Yes, well it was in a science fiction story and so why would physics be involved? If you are familiar with Vance's work it has FTL travel and all sorts of other tropes that, well, sound rather Traveller-esque in some ways and RL physics are not invited.
Because ... it's
science fiction? I've got no problem accepting certain necessary tropes to keep the plot moving forward, but:
1. I don't think near-C sand falls into that category - at least not for a setting that plays more like Firefly than like Star Wars;
2. there's all these nice helpful people here who can maybe answer questions like that, so why not rely on them;
3. it'd get awful quiet around here if we didn't ask such questions;
4. it's an entertaining thought exercise; and
5. when I want to play science fantasy, I play Gamma World; when I want to play sci-fi, I play Traveller.
There's no rule against doing science fantasy in Traveller; it's just not my thing.

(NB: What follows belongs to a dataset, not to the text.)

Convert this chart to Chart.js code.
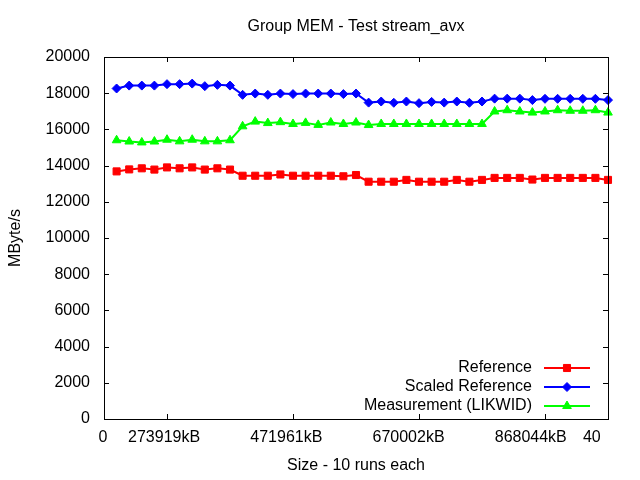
<!DOCTYPE html>
<html><head><meta charset="utf-8">
<script src="https://cdn.jsdelivr.net/npm/chart.js@4/dist/chart.umd.min.js"></script>
<style>html,body{margin:0;padding:0;background:#fff}#wrap{width:640px;height:480px}</style>
</head><body><div id="wrap"><canvas id="c" width="640" height="480"></canvas></div>
<script>
const chartTitle = 'Group MEM - Test stream_avx';
const xTitle = 'Size - 10 runs each';
const yTitle = 'MByte/s';
const seriesNames = ['Reference', 'Scaled Reference', 'Measurement (LIKWID)'];
const runIndex = [1,2,3,4,5,6,7,8,9,10,11,12,13,14,15,16,17,18,19,20,21,22,23,24,25,26,27,28,29,30,31,32,33,34,35,36,37,38,39,40];
const reference = [13680,13790,13850,13780,13900,13850,13900,13780,13850,13780,
                   13440,13440,13440,13510,13440,13440,13440,13440,13410,13480,
                   13110,13110,13110,13210,13110,13110,13110,13210,13110,13210,
                   13320,13320,13320,13230,13320,13320,13320,13320,13320,13210];
const scaledReference = [18260,18420,18420,18420,18500,18500,18530,18390,18460,18420,
                         17910,17980,17910,17980,17950,17980,17980,17980,17950,17980,
                         17480,17540,17470,17540,17450,17520,17480,17540,17470,17540,
                         17700,17700,17700,17620,17690,17690,17690,17690,17690,17620];
const measurement = [15400,15330,15280,15330,15430,15340,15430,15340,15340,15400,
                     16170,16430,16350,16400,16300,16360,16250,16380,16300,16380,
                     16240,16300,16300,16300,16300,16300,16300,16300,16300,16300,
                     16990,17060,16990,16930,16990,17060,17030,17030,17060,16930];
const xTickValues = [0, 5, 15, 25, 35, 40];
const xTickLabels = ['0', '273919kB', '471961kB', '670002kB', '868044kB', '40'];
const yTickValues = [0,2000,4000,6000,8000,10000,12000,14000,16000,18000,20000];

const FONT = {family: '"Liberation Sans", Arial, sans-serif', size: 16};
const labelShrink = 0.97, labelShift = -0.08;

function pts(arr){ return arr.map((v,i)=>({x: runIndex[i], y: v})); }

const framePlugin = {
  id: 'frame',
  afterDraw(chart){
    const {ctx, chartArea: a, scales} = chart;
    ctx.save();
    ctx.strokeStyle = '#000'; ctx.lineWidth = 1;
    ctx.strokeRect(Math.round(a.left)+0.5, Math.round(a.top)+0.5, Math.round(a.right-a.left), Math.round(a.bottom-a.top));
    const tl = 5;
    ctx.beginPath();
    xTickValues.forEach(v=>{
      const x = Math.round(scales.x.getPixelForValue(v))+0.5;
      ctx.moveTo(x, a.bottom); ctx.lineTo(x, a.bottom - tl);
      ctx.moveTo(x, a.top); ctx.lineTo(x, a.top + tl);
    });
    yTickValues.forEach(v=>{
      const y = Math.round(scales.y.getPixelForValue(v))+0.5;
      ctx.moveTo(a.left, y); ctx.lineTo(a.left + tl, y);
      ctx.moveTo(a.right, y); ctx.lineTo(a.right - tl, y);
    });
    ctx.stroke();
    // title
    ctx.fillStyle = '#000';
    ctx.font = '16px "Liberation Sans", Arial, sans-serif';
    ctx.textAlign = 'center'; ctx.textBaseline = 'middle';
    ctx.fillText(chartTitle, (a.left + a.right)/2, 27);
    // legend
    const rows = [-51, -32, -13];
    chart.data.datasets.forEach((ds, i)=>{
      const y = a.bottom + rows[i];
      ctx.textAlign = 'right';
      ctx.fillStyle = '#000';
      ctx.fillText(ds.label, a.right - 76, y);
      ctx.strokeStyle = ds.borderColor; ctx.lineWidth = 2;
      ctx.beginPath(); ctx.moveTo(a.right - 64, y); ctx.lineTo(a.right - 18, y); ctx.stroke();
      ctx.fillStyle = ds.pointBackgroundColor;
      ctx.lineWidth = 1;
      Chart.helpers.drawPoint(ctx, {pointStyle: ds.pointStyle, radius: ds.pointRadius, rotation: 0, borderWidth: 1}, a.right - 41, y);
    });
    ctx.restore();
  }
};

function mk(label, data, color, style, r){
  return {label, data: pts(data), borderColor: color, backgroundColor: color,
    pointBackgroundColor: color, pointBorderColor: color, pointStyle: style,
    pointRadius: r, pointBorderWidth: 1, borderWidth: 2, tension: 0, clip: false};
}

new Chart(document.getElementById('c'), {
  type: 'line',
  data: {datasets: [
    mk(seriesNames[0], reference, '#ff0000', 'rect', 5),
    mk(seriesNames[1], scaledReference, '#0000ff', 'rectRot', 4.5),
    mk(seriesNames[2], measurement, '#00ff00', 'triangle', 5)
  ]},
  options: {
    responsive: false, animation: false, devicePixelRatio: 1,
    layout: {padding: {top: 57, right: 32, left: 0, bottom: 0}},
    plugins: {legend: {display: false}, title: {display: false}, tooltip: {enabled: false}},
    scales: {
      x: {type: 'linear', min: 0, max: 40,
        grid: {display: false, drawTicks: false}, border: {display: false},
        afterBuildTicks(s){ s.ticks = xTickValues.map(v=>({value: v*labelShrink + labelShift})); },
        afterFit(s){ s.height = 61; },
        ticks: {font: FONT, color: '#000', padding: 9, maxRotation: 0, autoSkip: false,
          callback: (v, i) => xTickLabels[i]},
        title: {display: true, text: xTitle, font: FONT, color: '#000', padding: {top: 0, bottom: 5}}
      },
      y: {min: 0, max: 20000,
        grid: {display: false, drawTicks: false}, border: {display: false},
        afterBuildTicks(s){ s.ticks = yTickValues.map(v=>({value: v})); },
        afterFit(s){ s.width = 104; },
        ticks: {font: FONT, color: '#000', padding: 14, callback: v => String(v)},
        title: {display: true, text: yTitle, font: FONT, color: '#000', padding: {top: 6, bottom: 0}}
      }
    }
  },
  plugins: [framePlugin]
});
</script></body></html>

Aramis' explanation is thought-provoking from the standpoint of our Traveller ships encountering hypervelocity space dust or some such. I'm not sure how much it speaks to the near-C grain's situation. Viewing it on the atomic level, the grain's a dense collection of near-C atoms encountering a dense collection of atoms at rest - at least from the viewpoint of the near-C atoms. "Dense" is a relative term where atoms are concerned - there's more space there than atoms. The grain becomes plasma on the power of uncounted numbers of these tiny atoms bumping into the "at rest" atoms and: 1) being slowed and deflected, 2) accelerating the atom they bumped into (and possibly breaking said atom as well as themselves, I think), and 3) releasing a lot of energy in a manner akin to a particle accelerator impact. Much of that energy is in x-ray, no?
An aspect of the near-C grain's situation is that, unless the impact turns most of that kinetic energy into radiation, the near-C grain - or the superheated bit of plasma formerly known as near-C grain - traverses the distance between outer hull and inner hull that Aramis was talking about, indeed potentially traverses the entire width of the ship, in millionths of a second. Is there opportunity for the near-C bit of plasma to expand significantly in millionths of a second, or will it simply vaporize and accelerate a tiny column before it as it moves along?
Someone pointed out an interesting aspect of the C-grain interaction, that little grain is experiencing relativistic effects: the individual atoms are many times more massive than the "resting" atoms they encounter, therefore more likely to continue on their way with only a slight deviation in course, like a baseball striking a golfball in flight.
What I'm seeing, I think, is a narrow cone being drilled through the ship along with a blast of X-rays and possibly other radiation radiating out from the drill-path. The question then is the balance point - is most of that energy blasting out as X-rays, or is most of that energy exiting out the other side of the ship?